Unter seiner Regie entwickelte sich die PKB zu einem beliebten Treffpunkt für alle Fans von Regionalgeschichte. «Bruno Schmid war wirklich das Herz und die Seele der Bibliothek», sagt Pia Wertheimer. «Er kannte auch alles in- und auswendig.»
Doch das änderte sich Anfang der Nullerjahre. Auf Druck der Aufsichtsinstanz stellte Uster einen Stadtarchivar ein. 2003 folgte der Anschluss der Chronikstube und der Paul Kläui Bibliothek ans Stadtarchiv. Schmid wurde mehr oder weniger unfreiwillig in den Ruhestand versetzt.
Glaube ans Papier, aber nicht nur
Diese Veränderungen sind an Freunden der Paul Kläui Bibliothek nicht spurlos vorübergegangen. «Ich glaube weiterhin ans Papier», betont Wertheimer. «Aber die Bibliothek hat nicht mehr den gleichen Stellenwert wie früher.» Heute werde anders geforscht als noch in den Siebziger- oder Achtzigerjahren.
«Also müssen wir uns fragen, wie wir uns weiterentwickeln können.» Anstatt auf Bücher will sich der Verein vermehrt auf Veranstaltungen fokussieren.
So hat er beispielsweise im Frühling eine Aufführung des Theaterstücks über den Fischenthaler «Bankvater» Johann Jakob Keller in der Stadtbibliothek organisiert. «Wir wollen raus aus der Archivstube und hin zu den Leuten», betont Wertheimer.
Im Dornröschenschlaf
Die Bibliothek harrt derweil weiter ihr Dasein unter der Turnhalle Pünt. Wirklich zugänglich ist sie nicht mehr. Auf Voranmeldung kann man immerhin noch Bücher bestellen und anschauen.
«Die Bibliothek ist im Moment im Dornröschenschlaf», bestätigt auch Franziska Sidler, die Leiterin des Stadtarchivs. «Die Bücher sind im Magazin, darin schmökern kann man nur auf Bestellung.»

Sie und ihr Team arbeiten im Moment aber daran, den ganzen Katalog online zugänglich zu machen. Gleichzeitig hat das Stadtarchiv das Sammelkonzept geschärft. «Wir konzentrieren uns bei der Kläui Bibliothek wirklich auf Uster und das Oberland», erklärt sie. Allgemeine Geschichtsbücher, die es beispielsweise auch in der Zentralbibliothek in Zürich gibt, werden weitergegeben.

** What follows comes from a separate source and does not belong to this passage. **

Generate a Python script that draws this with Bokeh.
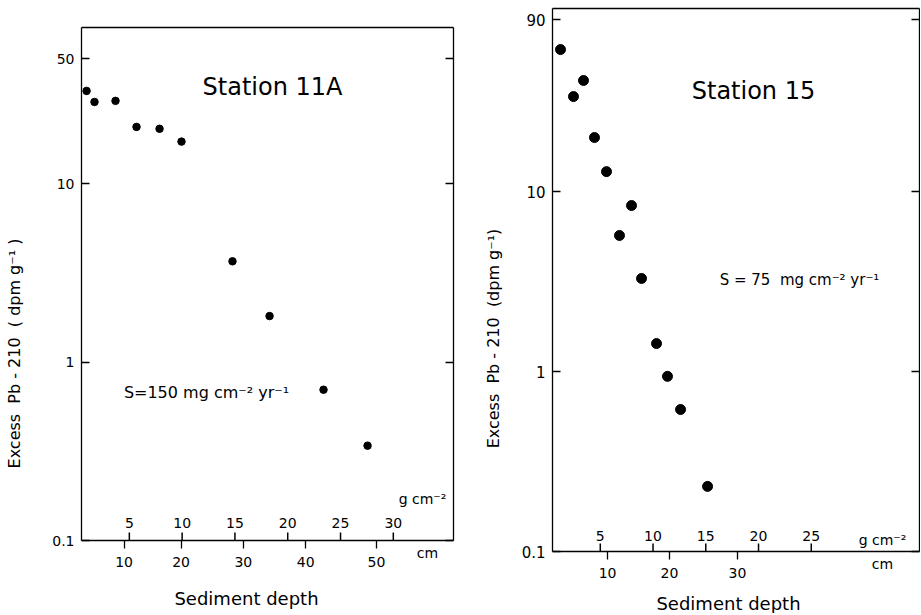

Denn der Dornröschenschlaf könnte bald vorbei sein. «Es gibt hier so viel interessantes Material hier», sagt Sidler. «Wir hoffen sehr darauf, dass das Archiv und die Bibliothek irgendwann umziehen kann.»
Eine Hoffnung, die auch Pia Wertheimer teilt. «Auch wenn wir uns als Verein neue Aufgaben vornehmen, die Bibliothek soll es weiterhin geben und auch sichtbar sein.»
Eine Möglichkeit ist die Untere Farb. Die Stadt will die ehemalige Blaufärberei umbauen. Im Frühling genehmigte das Parlament einen Projektierungskredit von 1,17 Millionen Franken. Doch über diesen muss das Volk entscheiden, wie auch dereinst über das Bauprojekt. Sicher ist also noch nichts.
Was Computer und künstliche Intelligenz nicht bieten
Darauf warten will Pia Wertheimer nicht: «Unsere Kernaufgabe ist unverändert: die Förderung und Vermittlung der Geschichte», betont sie. «Wir wollen, dass es den Verein auch in 50 Jahren noch gibt.» Die Vereinspräsidentin macht kein Geheimnis daraus: Jedes Jahr sterben langjährige Mitglieder.
Immerhin hat der Verein ein finanzielles Polster, um seine Ideen umzusetzen. «Wir sind nicht steinreich», stellt Wertheimer klar. Die Mittel sollen nun genutzt werden, um die Neuorientierung voranzutreiben – und so das Überleben des Vereins langfristig zu sichern.
Dafür lassen sich auch Synergien mit dem Stadtarchiv nutzen. Auch wenn noch keine konkreten Projekte vorliegen, ist das Ziel von Pia Wertheimer klar: «Die Geschichte muss raus aus den Festplatten und rein ins Leben der Heranwachsenden und Erwachsenen», schrieb sie in der Festschrift zum 50-Jahr-Jubiläum.
Sie sieht eine Chance: «Historische Schauspiele oder Feste machen unsere Geschichte erlebbar – dies vermag kein Computer und keine künstliche Intelligenz zu bewirken, zumindest noch nicht.»